Spencer Center Reveals Civic and Global Engagement Themes

Lisa Brown, assistant director of the Spencer Center, offers faculty and staff fortune cookies, which held the civic and global engagement themes for the next two academic years.

If the creative and auspicious reveal of the Spencer Center’s annual civic and global engagement theme is any indication, good fortune should fall upon Mary Baldwin University for the next two years.

 

In an intimate event April 4 in Wenger Hall, the Spencer Center used messages tucked inside fortune cookies to reveal the campus-wide themes for 2017–18, Equity, and 2018–19, Citizenship.

 

Each year, a theme is chosen to unite the Mary Baldwin community around a central idea that fosters civic and global engagement. The theme gives definition to the academic year and a way to link together the work of students, faculty, and staff from all disciplines and programs. Past years’ themes have included Courage, Place, Power, Heart, Maps, Voices, Wisdom, Roots, and Moment. The theme for this academic year is Identity.

 

“We were very happy with the widespread participation in the theme process this year,” said Christina Harrison, Spencer Center director. “We received suggestions from a total of 38 students, faculty, and staff across the university.”

 

Working with faculty fellows, the Spencer Center staff decided that to help bring the theme to life, Harrison said, there is a month-by-month framework in place to foster engagement and conversations throughout the course of the academic year.

 

“Each month we will sponsor an event to view the theme through a different facet, or lens, thus highlighting its complexity and deepening the inquiry,” Harrison said.

 

Here is the yearlong agenda:

 

  • September: What does Equity mean? Consider questions such as: How is equity different from equality? How do different disciplines define or view equity? How could we achieve it?

 

  • October: EQuity with a “Q.” How does quantitative data and reasoning help us analyze and understand equity? Case study: wealth and income inequality (with particular mention of Latinx communities for Latinx Awareness month)

 

  • November: Equity on a Global Scale. How do we consider equity within a global framework? Case study: perhaps women’s education.

 

  • February: Equity on a Local Scale. How do we see equity issues manifested in Augusta County/Staunton?

 

  • March: Equity at MBU. What equity issues do we face on campus? How can we analyze the root causes? What would equity on campus look like?

 

  • April: Now What Do We Do? Given what we’ve learned, how do we use our knowledge, skills and awareness to effect change?

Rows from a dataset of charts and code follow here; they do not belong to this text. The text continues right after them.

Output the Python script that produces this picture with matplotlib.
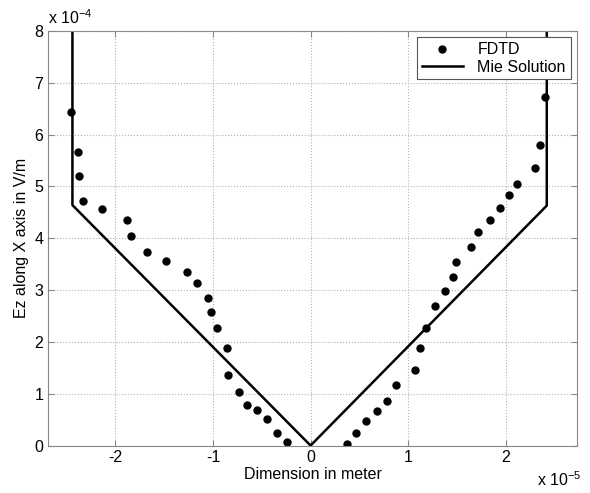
import matplotlib.pyplot as plt
import numpy as np

plt.rcParams['font.family'] = ['Liberation Sans', 'DejaVu Sans']
plt.rcParams['axes.unicode_minus'] = False
plt.rcParams['mathtext.fontset'] = 'custom'
plt.rcParams['mathtext.rm'] = 'Liberation Sans'

# FDTD samples (x in 1e-5 m, Ez in 1e-4 V/m)
fdtd_x = [-2.45, -2.38, -2.37, -2.33, -2.14, -1.88, -1.84, -1.68, -1.48, -1.27,
          -1.16, -1.05, -1.02, -0.96, -0.86, -0.85, -0.73, -0.65, -0.55, -0.45,
          -0.34, -0.24,
          0.37, 0.47, 0.57, 0.68, 0.78, 0.88, 1.07, 1.12, 1.18, 1.27, 1.38,
          1.46, 1.49, 1.64, 1.72, 1.84, 1.94, 2.03, 2.12, 2.30, 2.35, 2.40]
fdtd_y = [6.44, 5.67, 5.20, 4.72, 4.57, 4.36, 4.05, 3.74, 3.56, 3.34,
          3.14, 2.84, 2.58, 2.27, 1.88, 1.37, 1.03, 0.78, 0.68, 0.51,
          0.25, 0.07,
          0.03, 0.25, 0.48, 0.66, 0.86, 1.16, 1.46, 1.89, 2.27, 2.70, 2.98,
          3.25, 3.54, 3.83, 4.12, 4.35, 4.59, 4.83, 5.04, 5.35, 5.80, 6.72]

# Mie solution polyline
mie_x = [-2.44, -2.44, 0.0, 2.42, 2.42]
mie_y = [8.2, 4.64, 0.0, 4.63, 8.2]

fig = plt.figure(figsize=(5.9, 4.93), dpi=100)
ax = fig.add_axes([0.0814, 0.0963, 0.8966, 0.8408])

ax.plot(fdtd_x, fdtd_y, 'o', color='black', markersize=5, label='FDTD')
ax.plot(mie_x, mie_y, '-', color='black', linewidth=1.8, label='Mie Solution')

ax.set_xlim(-2.69, 2.73)
ax.set_ylim(0, 8)
ax.set_xticks([-2, -1, 0, 1, 2])
ax.set_yticks(range(0, 9))
ax.grid(True, linestyle=':', color='#b0b0b0', linewidth=0.8)
ax.tick_params(direction='in', top=True, right=True, labelsize=11.5,
               color='#888888', length=4)
for s in ax.spines.values():
    s.set_color('#888888')

ax.set_xlabel('Dimension in meter', fontsize=11.5, labelpad=1)
ax.set_ylabel('Ez along X axis in V/m', fontsize=11.5, labelpad=4)

fig.text(0.081, 0.945, 'x 10$^{-4}$', fontsize=11.5, ha='left', va='bottom')
fig.text(0.985, 0.008, 'x 10$^{-5}$', fontsize=11.5, ha='right', va='bottom')

leg = ax.legend(loc='upper right', fontsize=11.5, fancybox=False, framealpha=1,
                edgecolor='#555555', borderaxespad=0.4, handlelength=2.6,
                borderpad=0.3, labelspacing=0.15, handletextpad=0.9)
leg.get_frame().set_linewidth(0.8)

fig.savefig('out.png', dpi=100)
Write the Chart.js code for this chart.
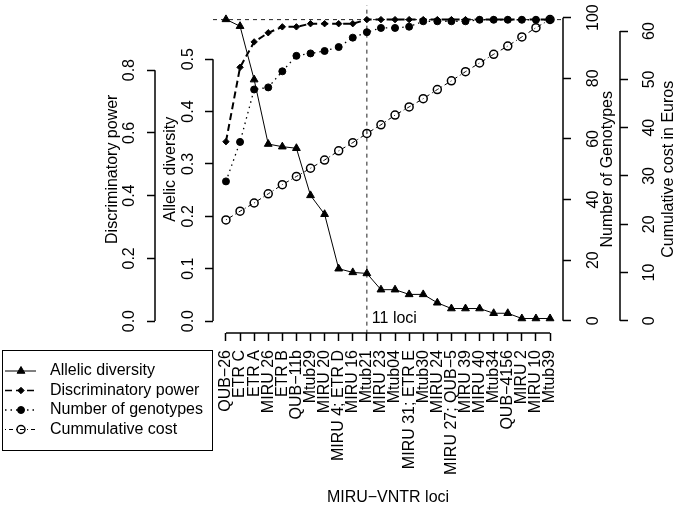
<!DOCTYPE html>
<html>
<head>
<meta charset="utf-8">
<script src="https://cdn.jsdelivr.net/npm/chart.js@4.4.1/dist/chart.umd.min.js"></script>
<style>
  html, body { margin: 0; padding: 0; background: #fff; }
  canvas { display: block; }
</style>
</head>
<body>
<canvas id="loci" width="675" height="507"></canvas>
<script>
// loci in order of decreasing allelic diversity
const loci = ['QUB−26', 'ETR C', 'ETR A', 'MIRU 26', 'ETR B', 'QUB−11b', 'Mtub29', 'MIRU 20',
  'MIRU 4; ETR D', 'MIRU 16', 'Mtub21', 'MIRU 23', 'Mtub04', 'MIRU 31; ETR E', 'Mtub30', 'MIRU 24',
  'MIRU 27; QUB−5', 'MIRU 39', 'MIRU 40', 'Mtub34', 'QUB−4156', 'MIRU 2', 'MIRU 10', 'Mtub39'];

const allelicDiversity = [0.576, 0.563, 0.461, 0.338, 0.333, 0.330, 0.240, 0.204, 0.100, 0.093, 0.091, 0.060,
  0.060, 0.051, 0.051, 0.035, 0.024, 0.024, 0.024, 0.015, 0.015, 0.005, 0.005, 0.005];
const discPower = [0.572, 0.809, 0.890, 0.919, 0.938, 0.938, 0.948, 0.948, 0.948, 0.948, 0.961, 0.961,
  0.961, 0.961, 0.961, 0.961, 0.961, 0.961, 0.961, 0.961, 0.961, 0.961, 0.961, 0.961];
const genotypes = [46.0, 59.0, 76.3, 77.0, 82.3, 87.4, 88.2, 89.0, 90.3, 93.4, 95.2, 96.6,
  96.6, 97.0, 98.8, 98.8, 98.8, 98.8, 99.3, 99.3, 99.3, 99.3, 99.3, 99.3];
const cumCost = [20.9, 22.7, 24.4, 26.3, 28.2, 29.9, 31.6, 33.3, 35.2, 36.9, 38.8, 40.6,
  42.6, 44.3, 46.0, 47.9, 49.7, 51.6, 53.4, 55.2, 56.9, 58.8, 60.7, 62.4];

const adTicks = [0, 0.1, 0.2, 0.3, 0.4, 0.5];
const dpTicks = [0, 0.2, 0.4, 0.6, 0.8];
const ngTicks = [0, 20, 40, 60, 80, 100];
const costTicks = [0, 10, 20, 30, 40, 50, 60];

const plateau = 0.961;   // horizontal dashed line (discriminatory power)
const cutLocus = 11;     // vertical dashed line, "11 loci"

const FONT = "'Liberation Sans', Arial, Helvetica, sans-serif";
Chart.defaults.font.family = FONT;
Chart.defaults.font.size = 16;
Chart.defaults.color = '#000';

const xMin = 0.08, xMax = 24.92;
const pts = arr => arr.map((v, i) => ({ x: i + 1, y: v }));

const gridOpts = { drawOnChartArea: false, drawTicks: true, tickLength: 8, tickWidth: 1.5, tickColor: '#000', color: '#000' };

// fixed box size, no extra room for the rotated end labels
function fixBox(s, w, h) {
  if (w) s.width = w;
  if (h) s.height = h;
  s.paddingTop = 0; s.paddingBottom = 0; s.paddingLeft = 0; s.paddingRight = 0;
}

function yAxis(pos, weight, min, max, tickVals, fmt, pad, width, title, titlePad) {
  return {
    type: 'linear', position: pos, weight: weight, min: min, max: max,
    afterBuildTicks: s => { s.ticks = tickVals.map(v => ({ value: v })); },
    afterFit: s => fixBox(s, width, 0),
    ticks: { callback: fmt, minRotation: 90, maxRotation: 90, crossAlign: 'center', padding: pad, autoSkip: false },
    grid: gridOpts,
    border: { display: false },
    title: { display: !!title, text: title, padding: { top: titlePad, bottom: 0 } }
  };
}

// R-style axis lines (first to last tick), right-hand titles, annotation and legend
const rStyle = {
  id: 'rStyle',
  afterDraw(chart) {
    const { ctx, scales, chartArea } = chart;
    ctx.save();
    ctx.strokeStyle = '#000';
    ctx.lineWidth = 1.5;
    const vline = (s, x) => {
      const t = s.ticks;
      ctx.beginPath();
      ctx.moveTo(x, s.getPixelForValue(t[0].value));
      ctx.lineTo(x, s.getPixelForValue(t[t.length - 1].value));
      ctx.stroke();
    };
    vline(scales.yDP, scales.yDP.right);
    vline(scales.yAD, scales.yAD.right);
    vline(scales.yNG, scales.yNG.left);
    vline(scales.yCost, scales.yCost.left);
    const xs = scales.x, xt = xs.ticks;
    ctx.beginPath();
    ctx.moveTo(xs.getPixelForValue(xt[0].value), xs.top);
    ctx.lineTo(xs.getPixelForValue(xt[xt.length - 1].value), xs.top);
    ctx.stroke();

    ctx.fillStyle = '#000';
    ctx.font = '16px ' + FONT;
    const midY = (chartArea.top + chartArea.bottom) / 2;
    const rotText = (txt, x) => {
      ctx.save();
      ctx.translate(x, midY);
      ctx.rotate(-Math.PI / 2);
      ctx.textAlign = 'center';
      ctx.textBaseline = 'middle';
      ctx.fillText(txt, 0, 0);
      ctx.restore();
    };
    rotText('Number of Genotypes', scales.yNG.left + 45);
    rotText('Cumulative cost in Euros', scales.yCost.left + 49);

    ctx.textAlign = 'left';
    ctx.textBaseline = 'alphabetic';
    ctx.fillText('11 loci', xs.getPixelForValue(cutLocus) + 5, scales.yDP.getPixelForValue(0) + 2);

    // legend
    ctx.lineWidth = 1;
    ctx.strokeRect(2.5, 350.5, 210, 100);
    chart.data.datasets.slice(0, 4).forEach((ds, i) => {
      const y = 371 + i * 19.5;
      ctx.save();
      ctx.strokeStyle = '#000';
      ctx.lineWidth = Math.min(ds.borderWidth, 1.5);
      ctx.setLineDash(ds.borderDash || []);
      ctx.beginPath();
      ctx.moveTo(5, y);
      ctx.lineTo(36, y);
      ctx.stroke();
      ctx.setLineDash([]);
      ctx.fillStyle = ds.pointBackgroundColor || '#000';
      ctx.lineWidth = ds.pointBorderWidth || 1;
      Chart.helpers.drawPoint(ctx, { pointStyle: ds.pointStyle, radius: ds.pointRadius, rotation: 0, borderWidth: ds.pointBorderWidth || 1 }, 21, y);
      ctx.restore();
      ctx.fillStyle = '#000';
      ctx.textBaseline = 'middle';
      ctx.fillText(ds.label, 50, y);
    });
    ctx.restore();
  }
};

new Chart(document.getElementById('loci'), {
  type: 'line',
  data: {
    datasets: [
      { label: 'Allelic diversity', data: pts(allelicDiversity), yAxisID: 'yAD',
        borderColor: '#000', backgroundColor: '#000', pointBackgroundColor: '#000', borderWidth: 1,
        pointStyle: 'triangle', pointRadius: 4.5, pointBorderWidth: 1, borderDash: [] },
      { label: 'Discriminatory power', data: pts(discPower), yAxisID: 'yDP',
        borderColor: '#000', backgroundColor: '#000', pointBackgroundColor: '#000', borderWidth: 2,
        borderDash: [7, 4], pointStyle: 'rectRot', pointRadius: 3.2, pointBorderWidth: 1 },
      { label: 'Number of genotypes', data: pts(genotypes), yAxisID: 'yNG',
        borderColor: '#000', backgroundColor: '#000', pointBackgroundColor: '#000', borderWidth: 1.3,
        borderDash: [1.5, 4], pointStyle: 'circle', pointRadius: 3.5, pointBorderWidth: 1 },
      { label: 'Cummulative cost', data: pts(cumCost), yAxisID: 'yCost',
        borderColor: '#000', backgroundColor: 'rgba(0,0,0,0)', pointBackgroundColor: 'rgba(0,0,0,0)', borderWidth: 1,
        borderDash: [1, 3, 4, 3], pointStyle: 'circle', pointRadius: 4, pointBorderWidth: 1.5 },
      { label: 'plateau', data: [{ x: xMin, y: plateau }, { x: xMax, y: plateau }], yAxisID: 'yDP',
        borderColor: '#222', borderWidth: 1, borderDash: [4, 4], pointRadius: 0 },
      { label: 'cut', data: [{ x: cutLocus, y: -0.04 }, { x: cutLocus, y: 1.01 }], yAxisID: 'yDP',
        borderColor: '#222', borderWidth: 1, borderDash: [4, 4], pointRadius: 0 }
    ]
  },
  options: {
    responsive: false,
    animation: false,
    layout: { padding: { left: 103, top: 2.5, right: 0, bottom: 0 } },
    plugins: { legend: { display: false }, tooltip: { enabled: false } },
    elements: { line: { tension: 0 } },
    scales: {
      x: {
        type: 'linear', position: 'bottom', min: xMin, max: xMax,
        afterBuildTicks: s => { s.ticks = loci.map((_, i) => ({ value: i + 1 })); },
        afterFit: s => fixBox(s, 0, 174),
        ticks: { callback: v => loci[v - 1], minRotation: 90, maxRotation: 90, autoSkip: false, padding: 9 },
        grid: gridOpts,
        border: { display: false },
        title: { display: true, text: 'MIRU−VNTR loci', padding: 0 }
      },
      yDP: yAxis('left', 1, -0.0379, 1.006, dpTicks, v => v.toFixed(1), 6, 52, 'Discriminatory power', 0),
      yAD: yAxis('left', 0, -0.0227, 0.6025, adTicks, v => v.toFixed(1), 5.5, 58, 'Allelic diversity', 6),
      yNG: yAxis('right', 0, -4, 104, ngTicks, v => v, 9, 57, '', 0),
      yCost: yAxis('right', 1, -2.52, 65.3, costTicks, v => v, 13, 55, '', 0)
    }
  },
  plugins: [rStyle]
});
</script>
</body>
</html>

The Spencer Center for Civic and Global Engagement is a living testament to Mary Baldwin’s commitment to both local and worldwide community outreach, offering a clearinghouse of service, study, or volunteer abroad opportunities, as well as service-learning and international education resources for faculty.

 

It is also a forum for dialogue on an array of civic and global topics, offering guest lectures, faculty-development seminars, and panel discussions on topics such as hunger, healthcare, and human rights. The Spencer Center hosts a study abroad fair and community service fair, and a bimonthly “international café” dialogue series.